● Data block
--*--
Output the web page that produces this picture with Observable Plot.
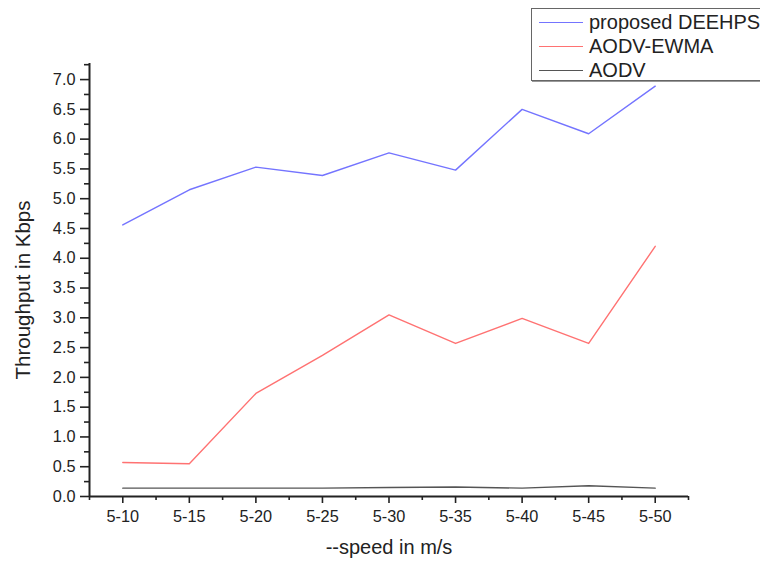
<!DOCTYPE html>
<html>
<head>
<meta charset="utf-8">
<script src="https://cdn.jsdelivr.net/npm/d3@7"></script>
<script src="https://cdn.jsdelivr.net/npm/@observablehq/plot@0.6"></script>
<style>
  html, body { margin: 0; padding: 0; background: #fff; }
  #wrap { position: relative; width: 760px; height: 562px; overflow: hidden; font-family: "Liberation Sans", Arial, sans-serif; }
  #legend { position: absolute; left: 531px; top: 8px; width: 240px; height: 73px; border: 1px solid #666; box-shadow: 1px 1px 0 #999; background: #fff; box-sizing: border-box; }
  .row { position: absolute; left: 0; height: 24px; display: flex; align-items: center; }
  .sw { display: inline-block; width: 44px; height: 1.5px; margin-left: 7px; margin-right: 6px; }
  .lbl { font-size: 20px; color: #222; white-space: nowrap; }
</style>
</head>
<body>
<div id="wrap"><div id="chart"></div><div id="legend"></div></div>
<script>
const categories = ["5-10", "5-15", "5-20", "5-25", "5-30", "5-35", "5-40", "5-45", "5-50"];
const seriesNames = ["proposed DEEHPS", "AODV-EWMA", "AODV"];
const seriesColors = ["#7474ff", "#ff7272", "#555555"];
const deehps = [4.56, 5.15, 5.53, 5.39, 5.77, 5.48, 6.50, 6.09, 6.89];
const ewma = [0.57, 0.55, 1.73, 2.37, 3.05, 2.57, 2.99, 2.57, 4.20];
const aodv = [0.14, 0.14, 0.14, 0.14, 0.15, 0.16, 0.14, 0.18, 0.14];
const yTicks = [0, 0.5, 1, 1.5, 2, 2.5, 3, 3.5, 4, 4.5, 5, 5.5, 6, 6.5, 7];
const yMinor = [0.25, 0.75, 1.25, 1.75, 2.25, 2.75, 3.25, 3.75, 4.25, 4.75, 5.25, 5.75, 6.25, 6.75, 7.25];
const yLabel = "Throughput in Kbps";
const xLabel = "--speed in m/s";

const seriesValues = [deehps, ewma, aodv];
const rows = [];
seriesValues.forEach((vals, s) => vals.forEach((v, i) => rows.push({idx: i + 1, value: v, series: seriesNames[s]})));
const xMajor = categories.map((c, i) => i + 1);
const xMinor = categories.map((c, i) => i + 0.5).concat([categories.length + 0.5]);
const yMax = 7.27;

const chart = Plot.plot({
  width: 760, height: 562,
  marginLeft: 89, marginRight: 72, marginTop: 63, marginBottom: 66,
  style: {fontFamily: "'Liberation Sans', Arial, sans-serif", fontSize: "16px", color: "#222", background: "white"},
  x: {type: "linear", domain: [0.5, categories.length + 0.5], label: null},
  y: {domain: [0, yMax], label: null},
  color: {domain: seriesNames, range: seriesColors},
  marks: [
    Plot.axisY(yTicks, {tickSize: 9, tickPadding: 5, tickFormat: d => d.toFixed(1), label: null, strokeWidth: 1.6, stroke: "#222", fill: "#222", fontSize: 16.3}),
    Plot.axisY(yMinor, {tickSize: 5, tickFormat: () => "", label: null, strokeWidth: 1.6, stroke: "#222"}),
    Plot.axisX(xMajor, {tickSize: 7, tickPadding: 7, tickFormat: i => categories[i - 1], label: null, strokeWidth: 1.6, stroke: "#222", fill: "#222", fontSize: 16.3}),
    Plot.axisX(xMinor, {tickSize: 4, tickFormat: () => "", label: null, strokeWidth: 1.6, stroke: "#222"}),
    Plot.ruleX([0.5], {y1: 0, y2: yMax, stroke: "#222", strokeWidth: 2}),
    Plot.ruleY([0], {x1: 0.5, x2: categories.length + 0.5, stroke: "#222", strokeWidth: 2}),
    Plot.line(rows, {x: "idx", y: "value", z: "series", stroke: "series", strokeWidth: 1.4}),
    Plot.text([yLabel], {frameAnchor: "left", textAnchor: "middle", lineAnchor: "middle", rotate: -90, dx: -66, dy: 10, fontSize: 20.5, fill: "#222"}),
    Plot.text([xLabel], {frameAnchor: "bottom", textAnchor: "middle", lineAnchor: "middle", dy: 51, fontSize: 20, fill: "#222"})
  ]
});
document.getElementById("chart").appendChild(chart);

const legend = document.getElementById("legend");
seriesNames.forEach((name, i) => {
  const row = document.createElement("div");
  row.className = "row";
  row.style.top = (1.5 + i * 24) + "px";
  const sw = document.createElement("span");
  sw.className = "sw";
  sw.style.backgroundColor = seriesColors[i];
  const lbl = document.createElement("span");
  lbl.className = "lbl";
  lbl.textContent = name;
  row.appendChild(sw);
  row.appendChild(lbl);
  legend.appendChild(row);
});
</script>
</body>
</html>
--*--
● Work instructions
Repeat, word for word and with no pictures, only the lines running from the beginning of the data to the line that contains "const yMax = 7.27;".

● Complete answer
Output the web page that produces this picture with Observable Plot.
<!DOCTYPE html>
<html>
<head>
<meta charset="utf-8">
<script src="https://cdn.jsdelivr.net/npm/d3@7"></script>
<script src="https://cdn.jsdelivr.net/npm/@observablehq/plot@0.6"></script>
<style>
  html, body { margin: 0; padding: 0; background: #fff; }
  #wrap { position: relative; width: 760px; height: 562px; overflow: hidden; font-family: "Liberation Sans", Arial, sans-serif; }
  #legend { position: absolute; left: 531px; top: 8px; width: 240px; height: 73px; border: 1px solid #666; box-shadow: 1px 1px 0 #999; background: #fff; box-sizing: border-box; }
  .row { position: absolute; left: 0; height: 24px; display: flex; align-items: center; }
  .sw { display: inline-block; width: 44px; height: 1.5px; margin-left: 7px; margin-right: 6px; }
  .lbl { font-size: 20px; color: #222; white-space: nowrap; }
</style>
</head>
<body>
<div id="wrap"><div id="chart"></div><div id="legend"></div></div>
<script>
const categories = ["5-10", "5-15", "5-20", "5-25", "5-30", "5-35", "5-40", "5-45", "5-50"];
const seriesNames = ["proposed DEEHPS", "AODV-EWMA", "AODV"];
const seriesColors = ["#7474ff", "#ff7272", "#555555"];
const deehps = [4.56, 5.15, 5.53, 5.39, 5.77, 5.48, 6.50, 6.09, 6.89];
const ewma = [0.57, 0.55, 1.73, 2.37, 3.05, 2.57, 2.99, 2.57, 4.20];
const aodv = [0.14, 0.14, 0.14, 0.14, 0.15, 0.16, 0.14, 0.18, 0.14];
const yTicks = [0, 0.5, 1, 1.5, 2, 2.5, 3, 3.5, 4, 4.5, 5, 5.5, 6, 6.5, 7];
const yMinor = [0.25, 0.75, 1.25, 1.75, 2.25, 2.75, 3.25, 3.75, 4.25, 4.75, 5.25, 5.75, 6.25, 6.75, 7.25];
const yLabel = "Throughput in Kbps";
const xLabel = "--speed in m/s";

const seriesValues = [deehps, ewma, aodv];
const rows = [];
seriesValues.forEach((vals, s) => vals.forEach((v, i) => rows.push({idx: i + 1, value: v, series: seriesNames[s]})));
const xMajor = categories.map((c, i) => i + 1);
const xMinor = categories.map((c, i) => i + 0.5).concat([categories.length + 0.5]);
const yMax = 7.27;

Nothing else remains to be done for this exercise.